* **Exercise aim**:
In the listing below, locate the line with "What Chart.js code" and the line with "let yTicks = [0, 5, 10, 15, 20, 25];", then output both and everything between them exactly, minus any pictures.

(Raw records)
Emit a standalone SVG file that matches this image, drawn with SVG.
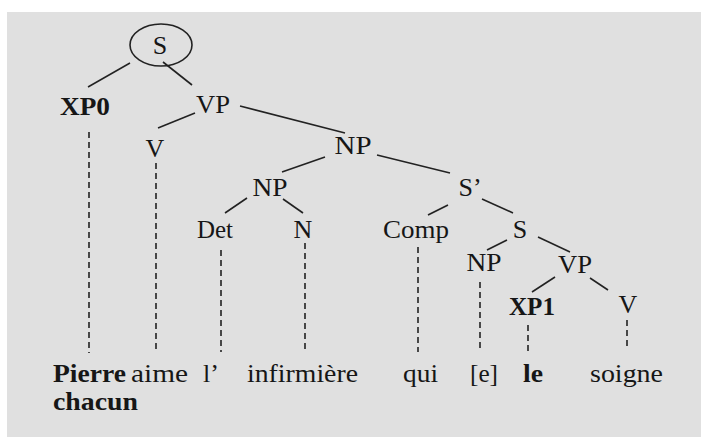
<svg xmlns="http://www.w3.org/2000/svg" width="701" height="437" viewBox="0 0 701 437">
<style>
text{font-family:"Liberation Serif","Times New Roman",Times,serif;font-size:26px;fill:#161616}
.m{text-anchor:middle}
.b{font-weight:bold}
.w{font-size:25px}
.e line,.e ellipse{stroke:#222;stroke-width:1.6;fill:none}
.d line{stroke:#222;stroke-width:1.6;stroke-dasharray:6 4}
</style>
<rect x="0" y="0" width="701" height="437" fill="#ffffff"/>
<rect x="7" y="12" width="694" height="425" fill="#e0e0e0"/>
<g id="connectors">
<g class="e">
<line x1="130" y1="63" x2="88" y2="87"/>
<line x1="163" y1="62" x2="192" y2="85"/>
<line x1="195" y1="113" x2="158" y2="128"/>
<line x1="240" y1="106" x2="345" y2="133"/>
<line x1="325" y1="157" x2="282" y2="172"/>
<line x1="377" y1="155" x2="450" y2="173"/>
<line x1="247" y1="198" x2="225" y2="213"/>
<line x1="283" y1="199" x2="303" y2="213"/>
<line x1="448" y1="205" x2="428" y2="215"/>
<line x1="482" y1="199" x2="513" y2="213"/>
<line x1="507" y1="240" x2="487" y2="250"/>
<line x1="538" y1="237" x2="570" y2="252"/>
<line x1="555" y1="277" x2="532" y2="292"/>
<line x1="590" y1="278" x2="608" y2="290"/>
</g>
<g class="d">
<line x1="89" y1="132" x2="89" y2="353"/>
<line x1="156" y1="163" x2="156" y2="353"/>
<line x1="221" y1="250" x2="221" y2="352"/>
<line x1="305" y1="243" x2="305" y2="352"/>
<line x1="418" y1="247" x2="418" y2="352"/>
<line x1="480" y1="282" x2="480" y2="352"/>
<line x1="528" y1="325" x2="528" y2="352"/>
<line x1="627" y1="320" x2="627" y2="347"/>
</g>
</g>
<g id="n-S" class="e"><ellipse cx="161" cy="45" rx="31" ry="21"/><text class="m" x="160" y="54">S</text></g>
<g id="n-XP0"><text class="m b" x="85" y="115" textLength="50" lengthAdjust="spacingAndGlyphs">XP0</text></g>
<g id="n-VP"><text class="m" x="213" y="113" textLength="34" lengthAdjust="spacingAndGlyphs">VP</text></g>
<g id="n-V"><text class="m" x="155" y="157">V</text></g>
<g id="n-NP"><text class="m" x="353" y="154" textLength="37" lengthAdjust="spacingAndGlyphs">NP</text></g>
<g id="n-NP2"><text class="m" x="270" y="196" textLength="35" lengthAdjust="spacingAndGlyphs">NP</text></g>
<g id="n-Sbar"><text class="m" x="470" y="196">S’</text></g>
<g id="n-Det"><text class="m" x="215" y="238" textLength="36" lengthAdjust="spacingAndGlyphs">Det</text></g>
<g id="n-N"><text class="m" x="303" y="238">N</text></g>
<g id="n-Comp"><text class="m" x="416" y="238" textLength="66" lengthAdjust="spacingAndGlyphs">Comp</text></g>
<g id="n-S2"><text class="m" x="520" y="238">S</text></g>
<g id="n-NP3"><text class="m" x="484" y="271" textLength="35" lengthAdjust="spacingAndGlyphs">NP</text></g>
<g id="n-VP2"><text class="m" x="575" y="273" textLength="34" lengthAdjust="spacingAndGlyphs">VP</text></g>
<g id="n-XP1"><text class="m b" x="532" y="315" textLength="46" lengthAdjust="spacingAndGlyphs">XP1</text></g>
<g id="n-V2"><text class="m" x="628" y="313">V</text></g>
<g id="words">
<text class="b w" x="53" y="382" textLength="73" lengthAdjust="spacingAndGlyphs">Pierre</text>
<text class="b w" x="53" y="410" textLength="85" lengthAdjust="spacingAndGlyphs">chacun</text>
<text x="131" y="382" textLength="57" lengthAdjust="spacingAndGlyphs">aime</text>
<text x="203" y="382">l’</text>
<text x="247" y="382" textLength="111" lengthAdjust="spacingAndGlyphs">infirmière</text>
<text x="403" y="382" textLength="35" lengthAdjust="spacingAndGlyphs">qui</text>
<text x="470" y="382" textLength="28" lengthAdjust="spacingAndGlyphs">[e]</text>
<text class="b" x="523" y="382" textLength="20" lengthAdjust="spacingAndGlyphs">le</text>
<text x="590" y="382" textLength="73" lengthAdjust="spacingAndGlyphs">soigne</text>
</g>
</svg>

---

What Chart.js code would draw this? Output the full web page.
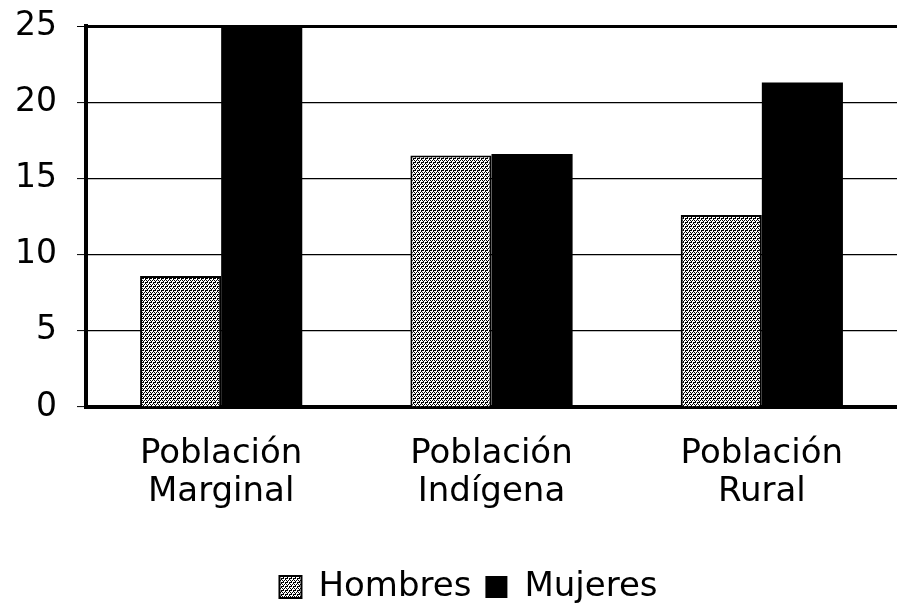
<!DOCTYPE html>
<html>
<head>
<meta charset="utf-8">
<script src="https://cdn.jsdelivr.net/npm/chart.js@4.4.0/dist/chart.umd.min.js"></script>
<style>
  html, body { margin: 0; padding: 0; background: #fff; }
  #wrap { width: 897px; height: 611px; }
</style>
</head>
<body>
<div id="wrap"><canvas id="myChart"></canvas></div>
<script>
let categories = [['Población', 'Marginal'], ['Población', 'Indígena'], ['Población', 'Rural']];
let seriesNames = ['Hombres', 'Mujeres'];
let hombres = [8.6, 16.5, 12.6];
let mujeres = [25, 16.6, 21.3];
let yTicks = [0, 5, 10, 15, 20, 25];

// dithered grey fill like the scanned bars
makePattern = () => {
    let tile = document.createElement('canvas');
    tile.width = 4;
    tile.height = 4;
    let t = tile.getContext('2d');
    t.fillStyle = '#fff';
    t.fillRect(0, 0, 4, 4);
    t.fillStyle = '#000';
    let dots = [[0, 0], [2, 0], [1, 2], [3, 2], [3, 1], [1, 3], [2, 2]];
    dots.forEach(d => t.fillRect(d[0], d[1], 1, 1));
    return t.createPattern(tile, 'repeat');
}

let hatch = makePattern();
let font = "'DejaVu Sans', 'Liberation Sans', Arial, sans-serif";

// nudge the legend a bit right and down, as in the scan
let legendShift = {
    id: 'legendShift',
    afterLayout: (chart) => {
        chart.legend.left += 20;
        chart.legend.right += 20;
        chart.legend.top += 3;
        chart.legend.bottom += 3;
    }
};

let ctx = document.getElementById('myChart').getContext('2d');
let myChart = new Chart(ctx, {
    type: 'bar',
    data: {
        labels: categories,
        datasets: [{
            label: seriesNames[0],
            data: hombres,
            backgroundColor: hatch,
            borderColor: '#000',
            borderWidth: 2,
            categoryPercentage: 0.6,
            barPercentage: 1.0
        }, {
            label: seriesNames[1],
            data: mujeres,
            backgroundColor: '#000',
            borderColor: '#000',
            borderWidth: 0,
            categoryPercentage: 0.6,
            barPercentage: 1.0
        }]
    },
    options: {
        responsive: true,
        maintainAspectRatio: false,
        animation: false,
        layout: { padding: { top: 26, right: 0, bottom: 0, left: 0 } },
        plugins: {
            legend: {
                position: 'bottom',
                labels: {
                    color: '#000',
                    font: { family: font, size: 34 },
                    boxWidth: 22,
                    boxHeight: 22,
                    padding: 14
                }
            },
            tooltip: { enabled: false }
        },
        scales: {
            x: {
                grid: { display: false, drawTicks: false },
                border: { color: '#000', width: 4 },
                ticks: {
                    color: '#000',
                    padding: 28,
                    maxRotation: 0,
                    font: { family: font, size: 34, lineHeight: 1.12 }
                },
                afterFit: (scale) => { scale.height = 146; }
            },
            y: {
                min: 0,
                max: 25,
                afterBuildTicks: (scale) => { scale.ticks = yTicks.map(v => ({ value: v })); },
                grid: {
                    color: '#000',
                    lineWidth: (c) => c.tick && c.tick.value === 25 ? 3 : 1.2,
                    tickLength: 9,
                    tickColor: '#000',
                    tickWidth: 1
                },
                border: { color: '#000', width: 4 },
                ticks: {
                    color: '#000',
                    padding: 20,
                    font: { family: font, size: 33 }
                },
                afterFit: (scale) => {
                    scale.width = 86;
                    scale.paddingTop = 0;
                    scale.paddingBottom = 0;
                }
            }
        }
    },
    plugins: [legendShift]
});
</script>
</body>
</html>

---

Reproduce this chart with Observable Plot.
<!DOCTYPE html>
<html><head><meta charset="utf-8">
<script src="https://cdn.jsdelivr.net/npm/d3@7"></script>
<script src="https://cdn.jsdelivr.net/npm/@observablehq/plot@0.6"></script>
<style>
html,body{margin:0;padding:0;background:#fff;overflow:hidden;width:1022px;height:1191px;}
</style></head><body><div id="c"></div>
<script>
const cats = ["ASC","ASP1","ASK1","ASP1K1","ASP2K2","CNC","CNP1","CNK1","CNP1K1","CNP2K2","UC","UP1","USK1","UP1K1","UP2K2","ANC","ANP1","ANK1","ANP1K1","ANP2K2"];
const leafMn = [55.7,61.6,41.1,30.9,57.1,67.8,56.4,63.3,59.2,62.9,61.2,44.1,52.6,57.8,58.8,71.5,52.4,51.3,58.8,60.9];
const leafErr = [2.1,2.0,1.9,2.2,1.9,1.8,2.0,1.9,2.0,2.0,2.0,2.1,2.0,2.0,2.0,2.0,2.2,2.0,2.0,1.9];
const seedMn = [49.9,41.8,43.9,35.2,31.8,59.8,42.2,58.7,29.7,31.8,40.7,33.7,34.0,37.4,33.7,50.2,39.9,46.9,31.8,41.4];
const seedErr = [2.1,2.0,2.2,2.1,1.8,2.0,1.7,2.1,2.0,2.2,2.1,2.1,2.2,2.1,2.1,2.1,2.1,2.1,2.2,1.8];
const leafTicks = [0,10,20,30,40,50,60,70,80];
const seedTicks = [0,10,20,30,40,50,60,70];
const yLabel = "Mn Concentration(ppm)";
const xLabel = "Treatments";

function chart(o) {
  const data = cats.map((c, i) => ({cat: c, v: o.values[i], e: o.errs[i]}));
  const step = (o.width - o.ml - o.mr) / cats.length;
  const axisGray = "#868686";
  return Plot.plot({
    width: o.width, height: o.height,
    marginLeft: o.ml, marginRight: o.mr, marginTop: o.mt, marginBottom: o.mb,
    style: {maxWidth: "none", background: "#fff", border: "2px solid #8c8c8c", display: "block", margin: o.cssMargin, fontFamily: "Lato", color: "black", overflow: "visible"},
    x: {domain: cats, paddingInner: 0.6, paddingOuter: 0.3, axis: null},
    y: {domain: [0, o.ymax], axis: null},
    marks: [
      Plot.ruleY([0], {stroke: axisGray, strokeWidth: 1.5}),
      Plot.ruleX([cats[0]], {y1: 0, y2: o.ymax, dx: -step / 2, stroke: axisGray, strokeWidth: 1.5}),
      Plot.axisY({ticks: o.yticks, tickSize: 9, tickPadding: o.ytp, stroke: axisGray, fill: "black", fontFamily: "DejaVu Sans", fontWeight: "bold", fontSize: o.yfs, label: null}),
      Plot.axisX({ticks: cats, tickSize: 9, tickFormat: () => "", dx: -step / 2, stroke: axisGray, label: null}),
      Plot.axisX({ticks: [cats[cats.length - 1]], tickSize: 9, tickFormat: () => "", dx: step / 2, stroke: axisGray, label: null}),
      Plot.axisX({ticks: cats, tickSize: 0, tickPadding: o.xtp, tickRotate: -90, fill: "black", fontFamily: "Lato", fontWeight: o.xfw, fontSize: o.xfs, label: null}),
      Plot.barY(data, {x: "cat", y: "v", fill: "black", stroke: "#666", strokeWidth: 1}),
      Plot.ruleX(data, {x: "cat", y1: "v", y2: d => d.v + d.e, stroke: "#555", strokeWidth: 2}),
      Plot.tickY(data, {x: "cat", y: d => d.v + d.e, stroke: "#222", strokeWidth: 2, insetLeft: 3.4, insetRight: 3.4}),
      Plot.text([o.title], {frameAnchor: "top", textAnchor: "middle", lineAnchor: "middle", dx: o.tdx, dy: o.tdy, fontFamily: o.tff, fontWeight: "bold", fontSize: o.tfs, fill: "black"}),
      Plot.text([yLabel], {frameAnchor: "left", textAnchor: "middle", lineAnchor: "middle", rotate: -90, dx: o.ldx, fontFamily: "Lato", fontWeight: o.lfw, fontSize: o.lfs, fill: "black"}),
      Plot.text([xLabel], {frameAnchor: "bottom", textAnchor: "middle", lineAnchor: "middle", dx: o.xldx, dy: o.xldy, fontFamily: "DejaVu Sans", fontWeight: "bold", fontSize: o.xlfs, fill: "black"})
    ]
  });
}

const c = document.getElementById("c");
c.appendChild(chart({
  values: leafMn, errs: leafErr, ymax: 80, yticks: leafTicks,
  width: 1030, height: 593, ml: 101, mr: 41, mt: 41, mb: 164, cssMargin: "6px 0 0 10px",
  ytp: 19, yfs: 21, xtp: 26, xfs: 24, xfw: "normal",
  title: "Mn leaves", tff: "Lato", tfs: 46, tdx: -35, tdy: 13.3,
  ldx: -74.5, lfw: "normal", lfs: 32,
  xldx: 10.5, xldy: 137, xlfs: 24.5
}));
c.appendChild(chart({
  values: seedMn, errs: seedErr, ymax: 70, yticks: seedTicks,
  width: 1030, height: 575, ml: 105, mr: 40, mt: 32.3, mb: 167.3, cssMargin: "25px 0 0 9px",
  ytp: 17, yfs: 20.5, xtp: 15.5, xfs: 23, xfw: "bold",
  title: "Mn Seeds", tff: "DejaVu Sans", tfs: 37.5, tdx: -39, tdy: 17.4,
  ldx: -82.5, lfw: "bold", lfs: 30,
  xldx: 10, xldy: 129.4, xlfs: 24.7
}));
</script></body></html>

* **Answer below**:
What Chart.js code would draw this? Output the full web page.
<!DOCTYPE html>
<html>
<head>
<meta charset="utf-8">
<script src="https://cdn.jsdelivr.net/npm/chart.js@4.4.0/dist/chart.umd.min.js"></script>
<style>
  html, body { margin: 0; padding: 0; background: #fff; }
  #wrap { width: 897px; height: 611px; }
</style>
</head>
<body>
<div id="wrap"><canvas id="myChart"></canvas></div>
<script>
let categories = [['Población', 'Marginal'], ['Población', 'Indígena'], ['Población', 'Rural']];
let seriesNames = ['Hombres', 'Mujeres'];
let hombres = [8.6, 16.5, 12.6];
let mujeres = [25, 16.6, 21.3];
let yTicks = [0, 5, 10, 15, 20, 25];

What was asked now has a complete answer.